Despite lower oil prices and stricter restrictions on carbon emissions, in situ oilsands production is expected to grow by at least one million barrels per day between now and 2040, according to the National Energy Board (NEB).

Canada’s energy regulator released its annual outlook report on Canada’s Energy Future last week, which examines three different paths the market could follow.

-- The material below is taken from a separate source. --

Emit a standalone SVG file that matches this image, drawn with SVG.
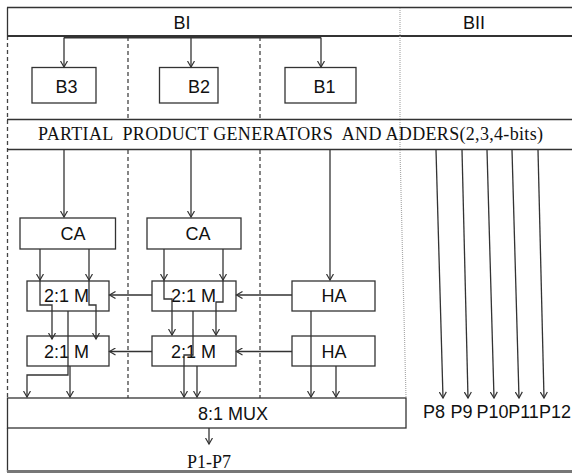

Here’s a snapshot of what each of these looks like, and how the oilsands plays out.

Reference case

  • The NEB says its reference case is based on a current economic outlook, a moderate view of energy prices and climate and energy policies that have been announced at the time of analysis.
  • Brent oil pricing reaches US$75/bbl in 2022 and then averages US$80/bbl between 2026 and 2040.
  • The Canadian price for carbon is held at $50/tonne between 2022 and 2040.
  • No new oilsands mining projects are built, and mining production stays flat at about 1.5 million bbls/d between 2020 and 2040.
  • In situ operators do not broadly implement steam/solvent processes.
  • In situ oilsands production increases from 1.4 million bbls/d in 2016 to 3.0 million bbls/d in 2040.
  • The average in situ steam to oil ratio (SOR), a key measure of efficiency, drops from 3.0:1 currently to about 2.25:1
  • Oilsands production increases from 2.5 million bbls/d in 2016 to 4.5 million bbls/d in 2040.

Higher carbon price case

  • This case assumes the Canadian price for carbon increases steadily by $5 per tonne per year after reaching $50 per tonne in 2022, to $90/tonne in 2030 and $140/tonne in 2040.
  • Brent averages reaches US$75 in 2022 and then holds steady there to 2040.
  • No new oilsands mining projects are built and mining production stays flat at about 1.5 million bbls/d between 2020 and 2040.
  • In situ operators do not broadly implement steam/solvent processes.
  • The average SOR drops from 3.0:1 to about 2.25:1.
  • Oilsands production reaches 4.0 million bbls/d in 2040, supported by a 1.1 million bbl/d increase for in situ volumes, from 1.4 million bbls/d in 2016 to 2.5 million bbls/d in 2040.

Technology case

  • The NEB’s final case considers, in addition to higher carbon prices, the impact on the Canadian energy system of greater adoption of select emerging production and consumption energy technologies.
  • This includes greater cost decreases for solar and wind electrical generating capacity, faster uptake of electric vehicles, greater electrification of space and water heating commercially and residentially, and increasing use of carbon capture and storage.
  • Brent reaches US$75bbl in 2022 but then starts decreasing, approaching $60/bbl in 2040.
  • In this case, the NEB assumes that in situ oilsands operators increasingly implement steam/solvent processes. This actually results in slightly higher production than the middle case as bitumen production rates increase while natural gas consumption declines (exact figure not given).
  • Higher production is more than offset by lower SORs, with in situ oilsands energy demand 6.5 percent lower in 2040 than the higher carbon price case.
  • The average SOR goes from 3.0:1 currently to 2.0:1 in 2040.

The NEB’s analysis assumes that “all energy production will find markets and infrastructure will be built as needed.”